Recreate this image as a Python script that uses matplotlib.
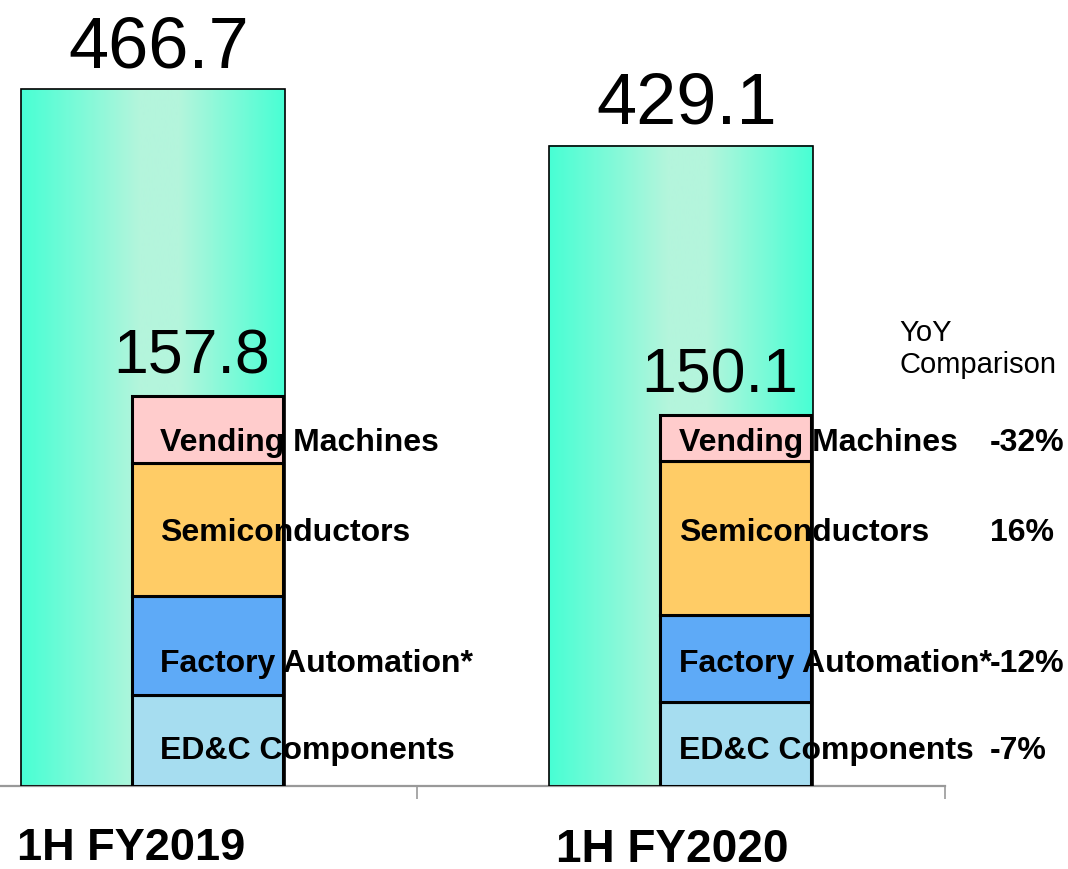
import numpy as np
import matplotlib
matplotlib.use('Agg')
import matplotlib.pyplot as plt
from matplotlib.colors import LinearSegmentedColormap

plt.rcParams['font.family'] = ['Liberation Sans', 'DejaVu Sans']

periods = ['1H FY2019', '1H FY2020']
total_sales = [466.7, 429.1]
segments = ['ED&C Components', 'Factory Automation*', 'Semiconductors', 'Vending Machines']
seg_2019 = [36.8, 40.1, 53.8, 27.1]
seg_2020 = [34.0, 35.2, 62.3, 18.6]
seg_totals = [157.8, 150.1]
yoy = ['-7%', '-12%', '16%', '-32%']

seg_colors = ['#A6DDF0', '#5EAAF7', '#FFCC66', '#FFCCCC']

fig = plt.figure(figsize=(10.68, 8.70), dpi=100)
ax = fig.add_axes([-111 / 1068, 83 / 870, 1056 / 1068, 787 / 870])

x = np.arange(len(periods))
bars = ax.bar(x, total_sales, width=0.5, facecolor='none', edgecolor='black', linewidth=1.2, zorder=3)

# horizontal gradient fill for the big bars
grad = LinearSegmentedColormap.from_list('g', [(0, '#48FFD4'), (0.45, '#B4F5DC'),
                                                 (0.6, '#B4F5DC'), (1, '#48FFD4')])
row = np.linspace(0, 1, 256).reshape(1, -1)
for b in bars:
    ax.imshow(row, cmap=grad, aspect='auto', zorder=2,
              extent=[b.get_x(), b.get_x() + b.get_width(), 0, b.get_height()])
ax.set_xlim(-0.5, 1.5)
ax.set_ylim(0, 527.3)

for xi, v in zip(x, total_sales):
    ax.annotate(f'{v:.1f}', (xi, v), xytext=(4, 16.5), textcoords='offset points',
                ha='center', va='baseline', fontsize=52)

for s in ['top', 'left', 'right']:
    ax.spines[s].set_visible(False)
ax.spines['bottom'].set_color('#999999')
ax.spines['bottom'].set_linewidth(1.6)
ax.set_yticks([])
ax.set_xticks([-0.5, 0.5, 1.5])
ax.set_xticklabels([])
ax.tick_params(axis='x', direction='out', length=9, width=1.2, color='#999999')

# segment breakdown on a secondary scale
ax2 = ax.twinx()
ax2.set_ylim(0, 318.6)
ax2.axis('off')
sx = x + 0.103
bottom = np.zeros(2)
for i, name in enumerate(segments):
    vals = np.array([seg_2019[i], seg_2020[i]])
    ax2.bar(sx, vals, bottom=bottom, width=0.286, color=seg_colors[i],
            edgecolor='black', linewidth=2.2, zorder=3)
    bottom += vals

for xi, v in zip(sx, seg_totals):
    ax2.annotate(f'{v:.1f}', (xi, v), xytext=(-11.5, 17), textcoords='offset points',
                 ha='center', va='baseline', fontsize=45)

label_y = [11.3, 46.6, 99.6, 136.0]
label_x = [0.013, 0.996]
for lx in label_x:
    for name, ly in zip(segments, label_y):
        ax2.text(lx, ly, name, ha='left', va='baseline', fontsize=23,
                 fontweight='bold', zorder=5)
for pct, ly in zip(yoy, label_y):
    ax2.text(1.585, ly, pct, ha='left', va='baseline', fontsize=23,
             fontweight='bold', clip_on=False)
ax2.text(1.413, (787 - 373) / 2.47, 'YoY\nComparison', ha='left', va='baseline',
         fontsize=21, linespacing=1.2)

ax.text(-0.0417, -0.0925, periods[0], transform=ax.get_xaxis_transform(),
        ha='center', va='baseline', fontsize=32.5, fontweight='bold')
ax.text(0.983, -0.0953, periods[1], transform=ax.get_xaxis_transform(),
        ha='center', va='baseline', fontsize=33, fontweight='bold')

fig.savefig('out.png', dpi=100)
______
- GIVEN PROBLEM -
Print the data above verbatim from the first line through the line holding "ax.set_ylim(0, 527.3)", leaving every picture out.

- EXERCISE RESULT -
Recreate this image as a Python script that uses matplotlib.
import numpy as np
import matplotlib
matplotlib.use('Agg')
import matplotlib.pyplot as plt
from matplotlib.colors import LinearSegmentedColormap

plt.rcParams['font.family'] = ['Liberation Sans', 'DejaVu Sans']

periods = ['1H FY2019', '1H FY2020']
total_sales = [466.7, 429.1]
segments = ['ED&C Components', 'Factory Automation*', 'Semiconductors', 'Vending Machines']
seg_2019 = [36.8, 40.1, 53.8, 27.1]
seg_2020 = [34.0, 35.2, 62.3, 18.6]
seg_totals = [157.8, 150.1]
yoy = ['-7%', '-12%', '16%', '-32%']

seg_colors = ['#A6DDF0', '#5EAAF7', '#FFCC66', '#FFCCCC']

fig = plt.figure(figsize=(10.68, 8.70), dpi=100)
ax = fig.add_axes([-111 / 1068, 83 / 870, 1056 / 1068, 787 / 870])

x = np.arange(len(periods))
bars = ax.bar(x, total_sales, width=0.5, facecolor='none', edgecolor='black', linewidth=1.2, zorder=3)

# horizontal gradient fill for the big bars
grad = LinearSegmentedColormap.from_list('g', [(0, '#48FFD4'), (0.45, '#B4F5DC'),
                                                 (0.6, '#B4F5DC'), (1, '#48FFD4')])
row = np.linspace(0, 1, 256).reshape(1, -1)
for b in bars:
    ax.imshow(row, cmap=grad, aspect='auto', zorder=2,
              extent=[b.get_x(), b.get_x() + b.get_width(), 0, b.get_height()])
ax.set_xlim(-0.5, 1.5)
ax.set_ylim(0, 527.3)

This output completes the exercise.